Here is another example. In 1312, the Bishop of Durham gave license to his nativus, Walter de Hoghington, clerk, to receive all Divine orders, and renounced his jus domini.[126]

And this liberal sentiment was based upon the profoundest principle. When the King’s School at Canterbury was reorganized, at the time of the Reformation, some of the commissioners to whom the work was committed wished to limit the school to the children of gentlemen. It was for the ploughman’s son, they argued, to go to plough, and the artificer’s son to apply to the trade of his parents’ vocation; and the gentleman’s children are used to have the knowledge of government and rule of the commonwealth. “I grant,” replied Archbishop Cranmer, who was one of the commissioners, “much of your meaning herein as needful in a commonwealth; but yet utterly to exclude the ploughman’s son and the poor man’s son from the benefit of learning, as though they were unworthy to have the gifts of the Holy Ghost bestowed upon them as well as upon others, was as much as to say that Almighty God should not be at liberty to bestow His great gifts of grace upon any person but as we and other men shall appoint them to be employed according to our fancy, and not according to His most goodly will and pleasure, who giveth His gifts of learning and other perfections in all sciences unto all kinds and states of people indifferently.”[127]

There were always some who took the less liberal view which the archbishop thus nobly rebuked. Even in the twelfth century, Walter Map (one of the clerks in the civil service of Henry II., holding various ecclesiastical preferments; he died in 1209) complains that villeins were attempting to educate their “ignoble and degenerate offspring” in the liberal arts.

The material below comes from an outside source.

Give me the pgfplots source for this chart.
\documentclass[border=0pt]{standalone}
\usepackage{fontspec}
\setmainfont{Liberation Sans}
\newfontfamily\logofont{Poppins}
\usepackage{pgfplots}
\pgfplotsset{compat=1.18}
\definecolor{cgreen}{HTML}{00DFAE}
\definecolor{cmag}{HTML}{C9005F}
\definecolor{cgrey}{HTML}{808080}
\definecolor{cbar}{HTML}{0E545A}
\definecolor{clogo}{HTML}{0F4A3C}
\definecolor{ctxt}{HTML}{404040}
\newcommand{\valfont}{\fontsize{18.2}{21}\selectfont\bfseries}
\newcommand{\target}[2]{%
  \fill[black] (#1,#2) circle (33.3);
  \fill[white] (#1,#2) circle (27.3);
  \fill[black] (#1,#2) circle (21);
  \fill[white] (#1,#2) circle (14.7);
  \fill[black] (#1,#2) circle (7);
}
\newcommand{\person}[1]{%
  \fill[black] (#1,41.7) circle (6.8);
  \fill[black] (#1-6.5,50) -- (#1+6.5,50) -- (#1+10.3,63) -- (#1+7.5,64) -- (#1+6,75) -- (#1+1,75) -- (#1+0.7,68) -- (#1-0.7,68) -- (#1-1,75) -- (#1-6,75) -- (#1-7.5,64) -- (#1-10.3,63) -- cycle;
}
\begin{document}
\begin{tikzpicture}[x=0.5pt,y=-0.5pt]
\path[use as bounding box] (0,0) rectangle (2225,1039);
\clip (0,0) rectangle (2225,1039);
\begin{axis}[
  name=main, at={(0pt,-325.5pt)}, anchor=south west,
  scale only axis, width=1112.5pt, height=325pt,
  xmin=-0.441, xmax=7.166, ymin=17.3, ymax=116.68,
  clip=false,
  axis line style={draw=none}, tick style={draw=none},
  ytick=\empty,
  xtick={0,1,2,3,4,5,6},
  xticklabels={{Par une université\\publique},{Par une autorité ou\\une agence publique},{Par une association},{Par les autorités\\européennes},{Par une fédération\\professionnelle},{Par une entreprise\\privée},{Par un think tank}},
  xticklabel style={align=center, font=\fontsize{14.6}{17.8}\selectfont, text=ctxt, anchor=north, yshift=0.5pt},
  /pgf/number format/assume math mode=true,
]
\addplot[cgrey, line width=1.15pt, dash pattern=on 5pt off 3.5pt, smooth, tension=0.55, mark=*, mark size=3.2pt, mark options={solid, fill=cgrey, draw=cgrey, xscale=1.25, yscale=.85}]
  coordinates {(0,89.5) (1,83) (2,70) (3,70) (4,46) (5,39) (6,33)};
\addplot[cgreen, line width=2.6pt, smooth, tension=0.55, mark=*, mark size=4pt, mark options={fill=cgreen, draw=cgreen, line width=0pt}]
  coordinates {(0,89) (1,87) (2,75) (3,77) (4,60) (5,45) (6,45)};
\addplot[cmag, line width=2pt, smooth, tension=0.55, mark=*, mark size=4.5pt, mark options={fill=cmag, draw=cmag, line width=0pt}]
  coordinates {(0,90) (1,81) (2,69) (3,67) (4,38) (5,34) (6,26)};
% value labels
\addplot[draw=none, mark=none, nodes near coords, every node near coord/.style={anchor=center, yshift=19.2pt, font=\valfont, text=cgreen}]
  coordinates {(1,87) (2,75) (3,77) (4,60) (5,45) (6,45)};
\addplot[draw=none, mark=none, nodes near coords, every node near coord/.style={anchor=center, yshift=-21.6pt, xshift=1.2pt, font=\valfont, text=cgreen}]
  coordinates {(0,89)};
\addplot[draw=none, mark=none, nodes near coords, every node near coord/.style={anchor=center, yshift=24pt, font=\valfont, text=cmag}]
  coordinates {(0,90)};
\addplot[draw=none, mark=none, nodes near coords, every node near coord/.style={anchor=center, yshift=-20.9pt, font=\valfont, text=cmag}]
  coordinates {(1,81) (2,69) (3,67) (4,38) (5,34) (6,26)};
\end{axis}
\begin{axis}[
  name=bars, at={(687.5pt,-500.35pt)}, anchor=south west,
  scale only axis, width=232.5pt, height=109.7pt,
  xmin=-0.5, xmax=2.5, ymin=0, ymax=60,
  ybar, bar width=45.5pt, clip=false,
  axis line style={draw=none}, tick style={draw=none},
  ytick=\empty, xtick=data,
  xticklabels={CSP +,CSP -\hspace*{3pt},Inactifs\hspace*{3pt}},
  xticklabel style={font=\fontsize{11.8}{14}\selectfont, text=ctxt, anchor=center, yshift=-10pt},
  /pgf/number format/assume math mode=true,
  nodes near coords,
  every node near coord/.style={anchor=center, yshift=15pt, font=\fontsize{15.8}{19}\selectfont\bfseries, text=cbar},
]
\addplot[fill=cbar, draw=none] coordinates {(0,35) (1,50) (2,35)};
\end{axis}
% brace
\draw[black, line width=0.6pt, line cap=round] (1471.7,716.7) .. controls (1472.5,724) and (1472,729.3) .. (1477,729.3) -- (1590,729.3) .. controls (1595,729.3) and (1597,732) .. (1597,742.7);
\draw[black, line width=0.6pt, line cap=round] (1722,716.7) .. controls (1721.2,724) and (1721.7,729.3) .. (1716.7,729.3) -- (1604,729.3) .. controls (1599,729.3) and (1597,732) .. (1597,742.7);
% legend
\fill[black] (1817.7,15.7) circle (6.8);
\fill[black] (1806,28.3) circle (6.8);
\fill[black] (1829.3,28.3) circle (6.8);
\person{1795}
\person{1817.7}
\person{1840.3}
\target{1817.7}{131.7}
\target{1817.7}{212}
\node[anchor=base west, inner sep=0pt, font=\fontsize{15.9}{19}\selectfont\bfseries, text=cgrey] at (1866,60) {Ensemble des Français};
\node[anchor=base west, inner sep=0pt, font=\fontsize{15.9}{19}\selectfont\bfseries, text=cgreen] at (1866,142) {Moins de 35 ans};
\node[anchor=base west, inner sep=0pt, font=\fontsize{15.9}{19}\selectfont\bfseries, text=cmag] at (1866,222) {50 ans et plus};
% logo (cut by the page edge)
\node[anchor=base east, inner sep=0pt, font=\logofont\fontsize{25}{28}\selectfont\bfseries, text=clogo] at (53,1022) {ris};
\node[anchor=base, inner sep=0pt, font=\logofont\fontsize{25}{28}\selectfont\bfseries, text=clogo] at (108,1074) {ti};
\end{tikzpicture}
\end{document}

The author of the “Vision of Piers Plowman” gives utterance to the same illiberal prejudices as the noble colleagues of Cranmer. He thinks that “Bondmen and beggars’ children belong to labour, and should serve lords’ sons, and lords’ sons should serve God, as belongeth to their degree;” and complains that “bondmen’s bairns should be made bishops, and that popes and patrons should refuse gentle blood and take Symond’s son to keep sanctuary.”[128]

In another place the same writer says, in the same strain—

Now might each sowter[129] his son setten to schole
And each beggar’s brat in the book learne,
And worth to a writer and with a lorde dwelle,
Or falsely to a frere the fiend for to serven.
So of that beggar’s brat a Bishop that worthen,
Among the peers of the land prese to sytten;
And lorde’s sons lowly to the lordes loute
Knyghtes crooketh hem to, and crowcheth ful lowe;
And his sire a sowter[129] y-soiled with grees,
His teeth with toyling of leather battered as a saw.

The writer of “Symon’s Lesson of Wisdom for Children,” in a much more genial spirit, jestingly encourages the children to be diligent in their lessons by holding out the prize of succession to the see:

And lerne as faste as thou can,
For our byshop is an old man,
And therfor thou must lerne faste
If thou wilt be byshop when he is past.[130]